Answer
$\mathop \smallint \limits_{}^{} \mathop \smallint \limits_{\cal D}^{} {\left( {{x^2} + {y^2}} \right)^{ - 3/2}}{\rm{d}}A = 2 - \frac{\pi }{2}$
Work Step by Step
We have $f\left( {x,y} \right) = {\left( {{x^2} + {y^2}} \right)^{ - 3/2}}$ and the region: ${x^2} + {y^2} \le 1$, $x + y \ge 1$.
In polar coordinates, $f\left( {r\cos \theta ,r\sin \theta } \right) = {r^{ - 3}}$.
The description of the region implies that it is bounded by the line $x+y=1$ and the circle of radius $1$.

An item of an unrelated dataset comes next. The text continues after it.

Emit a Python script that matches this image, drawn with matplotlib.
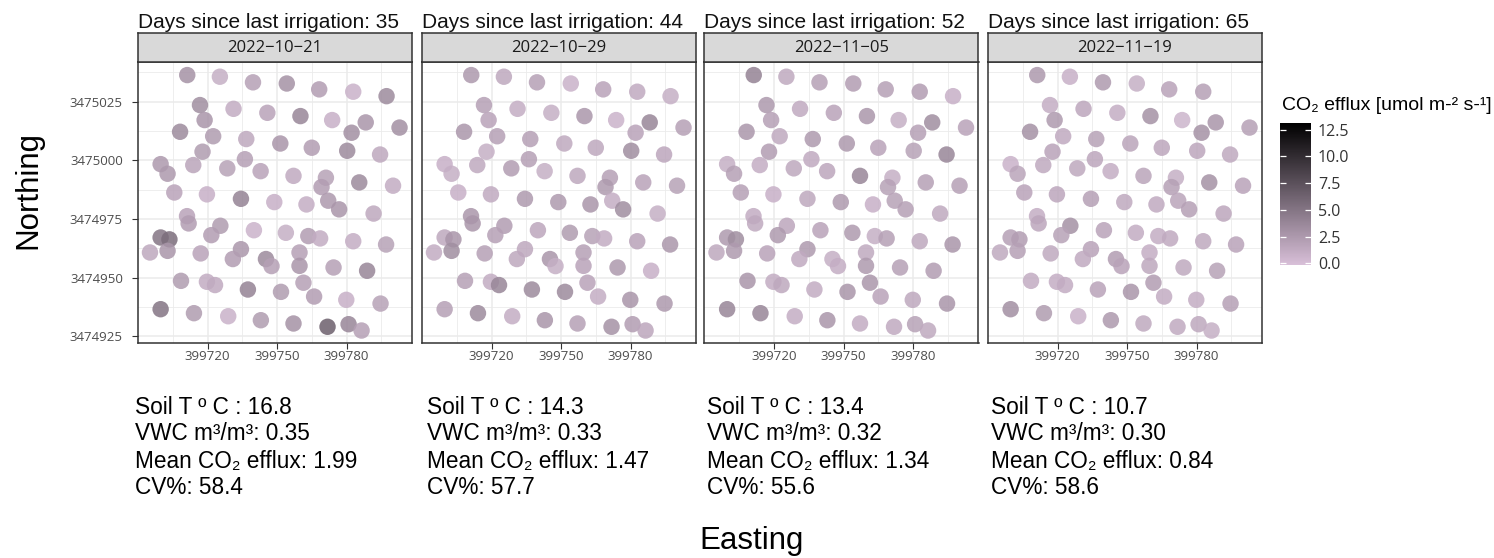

First, we find the line $x+y=1$ in polar coordinates. Using $x = r\cos \theta $ and $y = r\sin \theta $, we get
$r\cos \theta + r\sin \theta = 1$
$r = \frac{1}{{\cos \theta + \sin \theta }}$
From the figure attached, we see that as $\theta$ varies from $\theta = 0$ to $\theta = \frac{\pi }{2}$, $r$ varies from $r = \frac{1}{{\cos \theta + \sin \theta }}$ to $r=1$. Thus, the region description:
${\cal D} = \left\{ {\left( {r,\theta } \right)|\frac{1}{{\cos \theta + \sin \theta }} \le r \le 1,0 \le \theta \le \frac{\pi }{2}} \right\}$
Using Eq. (4) of Theorem 1, we evaluate
$\mathop \smallint \limits_{}^{} \mathop \smallint \limits_{\cal D}^{} f\left( {x,y} \right){\rm{d}}A = \mathop \smallint \limits_{}^{} \mathop \smallint \limits_{\cal D}^{} f\left( {r\cos \theta ,r\sin \theta } \right)r{\rm{d}}r{\rm{d}}\theta $
$ = \mathop \smallint \limits_{\theta = 0}^{\pi /2} \mathop \smallint \limits_{r = 1/\left( {\cos \theta + \sin \theta } \right)}^1 \left( {{r^{ - 3}}} \right)r{\rm{d}}r{\rm{d}}\theta $
$ = - \mathop \smallint \limits_{\theta = 0}^{\pi /2} \left( {{r^{ - 1}}|_{1/\left( {\cos \theta + \sin \theta } \right)}^1} \right){\rm{d}}\theta $
$ = - \mathop \smallint \limits_{\theta = 0}^{\pi /2} \left( {1 - \cos \theta - \sin \theta } \right){\rm{d}}\theta $
$ = - \left( {\theta - \sin \theta + \cos \theta } \right)|_0^{\pi /2}$
$ = - \left( {\frac{\pi }{2} - 1 - 1} \right) = 2 - \frac{\pi }{2}$
Thus, $\mathop \smallint \limits_{}^{} \mathop \smallint \limits_{\cal D}^{} {\left( {{x^2} + {y^2}} \right)^{ - 3/2}}{\rm{d}}A = \mathop \smallint \limits_{\theta = 0}^{\pi /2} \mathop \smallint \limits_{r = 1/\left( {\cos \theta + \sin \theta } \right)}^1 \left( {{r^{ - 3}}} \right)r{\rm{d}}r{\rm{d}}\theta = 2 - \frac{\pi }{2}$